NFL teams scout college players throughout the college football season and throughout the Bowl Season as well. Once all of the bowl games are over there are two “All-Star Games” for college seniors, the East-West Shrine Game and the Senior Bowl. If you aren’t familiar with the Senior Bowl (draft eligible juniors are not able to participate) the interesting fact about it is that NFL scouts and player personnel folks focus on the week of practice leading up to the game and many don’t even stick around to watch the game itself. The reason for this is because the practices feature many one-on-one drills  and practices take place in pads, not shorts and helmets. In one-on-one drills you can get a feel for these players when they compete against some of the best competition in the country. You can see how an offensive tackles moves against a quick defensive end. You can watch a center or guard and see how they hold up against a bull-rushing 315 pound defensive tackle. Wide receivers and defensive backs compete and you can see who has a knack for getting open or breaking on a ball. Linebackers have a chance to read and react to plays and make tackles on running backs running to the boundary. At the combine you don’t get any of this.

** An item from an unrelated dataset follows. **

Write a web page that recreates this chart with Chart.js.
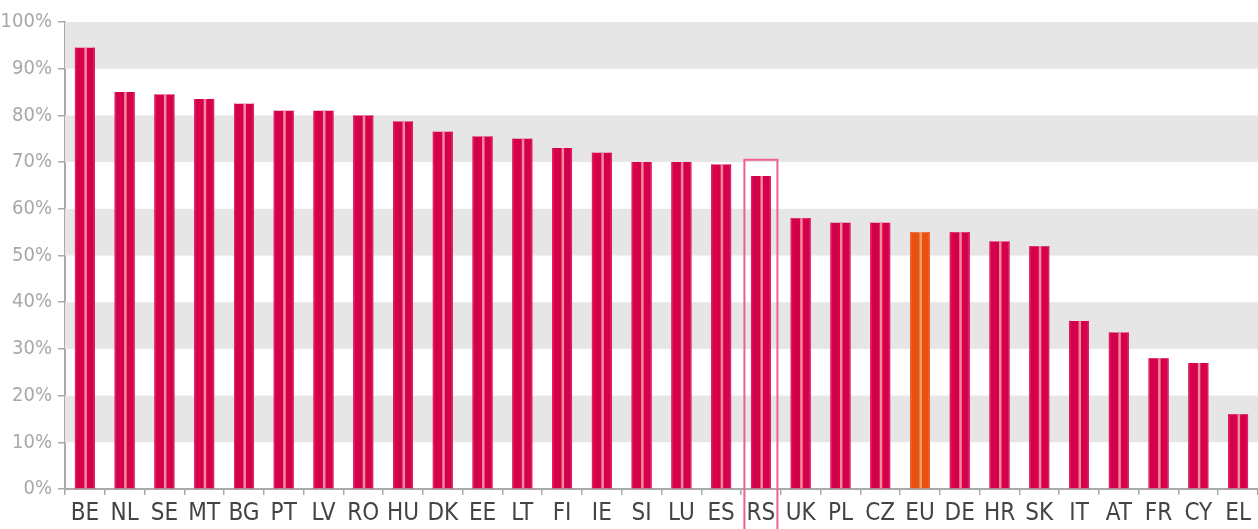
<!DOCTYPE html>
<html lang="en">
<head>
    <meta charset="UTF-8">
    <title>Share by country</title>
    <script src="https://cdn.jsdelivr.net/npm/chart.js@4/dist/chart.umd.min.js"></script>
    <style>
        html, body { margin: 0; padding: 0; background: #fff; }
        .chart-container { position: relative; width: 1258px; height: 529px; }
    </style>
</head>
<body>
    <div class="chart-container">
        <canvas id="shareChart"></canvas>
    </div>

    <script>
        // Data
        const countries = ['BE', 'NL', 'SE', 'MT', 'BG', 'PT', 'LV', 'RO', 'HU', 'DK', 'EE', 'LT', 'FI', 'IE', 'SI',
                           'LU', 'ES', 'RS', 'UK', 'PL', 'CZ', 'EU', 'DE', 'HR', 'SK', 'IT', 'AT', 'FR', 'CY', 'EL'];
        const shares = [94.5, 85, 84.5, 83.5, 82.5, 81, 81, 80, 78.7, 76.5, 75.5, 75, 73, 72, 70,
                        70, 69.5, 67, 58, 57, 57, 55, 55, 53, 52, 36, 33.5, 28, 27, 16];
        const yTicks = [0, 10, 20, 30, 40, 50, 60, 70, 80, 90, 100];
        const shadedBands = [[10, 20], [30, 40], [50, 60], [70, 80], [90, 100]];
        const highlightCountry = 'RS';
        const averageCountry = 'EU';

        const RED = '#d4004b';
        const ORANGE = '#e8510f';

        const labelFont = "'Liberation Sans Narrow', 'DejaVu Sans Condensed', 'Roboto Condensed', sans-serif";

        // grey stripes behind the bars
        const bandsPlugin = {
            id: 'bands',
            beforeDatasetsDraw(chart) {
                const { ctx, chartArea, scales: { y } } = chart;
                ctx.save();
                ctx.fillStyle = '#e6e6e6';
                shadedBands.forEach(([lo, hi]) => {
                    const top = y.getPixelForValue(hi);
                    const bottom = y.getPixelForValue(lo);
                    ctx.fillRect(chartArea.left, top, chartArea.right - chartArea.left, bottom - top);
                });
                ctx.restore();
            }
        };

        // light shine line down the middle of every bar
        const shinePlugin = {
            id: 'shine',
            afterDatasetsDraw(chart) {
                const { ctx } = chart;
                const meta = chart.getDatasetMeta(0);
                ctx.save();
                meta.data.forEach((bar, i) => {
                    const isEU = countries[i] === averageCountry;
                    const w = bar.width;
                    const left = bar.x - w / 2;
                    const h = bar.base - bar.y;
                    ctx.fillStyle = isEU ? '#ee6a2a' : '#e0205e';
                    ctx.fillRect(left, bar.y, 1.5, h);
                    ctx.fillRect(left + w - 1.5, bar.y, 1.5, h);
                    ctx.fillStyle = isEU ? '#f5a070' : '#f4899c';
                    ctx.fillRect(bar.x - 0.5, bar.y, 2.5, h);
                });
                ctx.restore();
            }
        };

        // pink frame round the highlighted country and its label
        const framePlugin = {
            id: 'frame',
            afterDraw(chart) {
                const { ctx, scales: { x, y } } = chart;
                const idx = countries.indexOf(highlightCountry);
                const cx = x.getPixelForValue(idx);
                const top = y.getPixelForValue(shares[idx] + 3.5);
                ctx.save();
                ctx.strokeStyle = '#f0608e';
                ctx.lineWidth = 2;
                ctx.strokeRect(cx - 16.5, top, 33, chart.height - top + 5);
                ctx.restore();
            }
        };

        const ctx = document.getElementById('shareChart').getContext('2d');
        new Chart(ctx, {
            type: 'bar',
            data: {
                labels: countries,
                datasets: [{
                    data: shares,
                    backgroundColor: countries.map(c => c === averageCountry ? ORANGE : RED),
                    borderWidth: 0,
                    barPercentage: 0.5,
                    categoryPercentage: 1.0
                }]
            },
            options: {
                responsive: true,
                maintainAspectRatio: false,
                animation: false,
                layout: { padding: { top: 22, right: 0, left: 0, bottom: 0 } },
                plugins: {
                    legend: { display: false },
                    tooltip: { enabled: false }
                },
                scales: {
                    x: {
                        afterFit(scale) { scale.height = 40; },
                        border: { color: '#aaaaaa', width: 2 },
                        grid: { drawOnChartArea: false, drawTicks: true, tickLength: 6, color: '#aaaaaa', lineWidth: 1.5 },
                        ticks: {
                            color: '#444444',
                            padding: 4,
                            maxRotation: 0,
                            autoSkip: false,
                            font: { family: labelFont, size: 24 }
                        }
                    },
                    y: {
                        min: 0,
                        max: 100,
                        afterFit(scale) { scale.width = 65; },
                        afterBuildTicks(scale) { scale.ticks = yTicks.map(v => ({ value: v })); },
                        border: { color: '#aaaaaa', width: 2 },
                        grid: { drawOnChartArea: false, drawTicks: true, tickLength: 7, color: '#aaaaaa', lineWidth: 1.5 },
                        ticks: {
                            color: '#a8a8a8',
                            padding: 6,
                            font: { family: labelFont, size: 20 },
                            callback: v => v + '%'
                        }
                    }
                }
            },
            plugins: [bandsPlugin, shinePlugin, framePlugin]
        });
    </script>
</body>
</html>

With that as a backdrop, here is what I’d propose for the NFL Combine. Over the first couple days players can still be measured and tested in all of the same drills such as 40-yard dash, short shuttle, etc. One change to those tests would be that all players are required to wear a helmet and shoulder pads for all of the speed and agility tests. They can be tested without the helmets and pads too to compare them to previous players, but over time this would become the standard. Then when those are over come up with several “football” drills for each position where players compete against a player(s) on the opposite side of the ball. These wouldn’t be full-pad practices but helmets and shoulder pads would be required. There would be no tackling to reduce the potential for injuries which is always a concern throughout the draft process. Much like the Senior Bowl, this would give scouts a much more accurate way to evaluate players than seeing them run around in spandex. Additionally, the combine is open to everyone eligible for the draft so both juniors and seniors could compete in the event.

Is this a perfect solution, probably not yet, but I’d guess scouts would come away with a much more accurate evaluation of players under this scenario than the current setup. When you tune in to the NFL Network to watch the combine this year, keep these ideas in the back of your mind and tell me if you agree.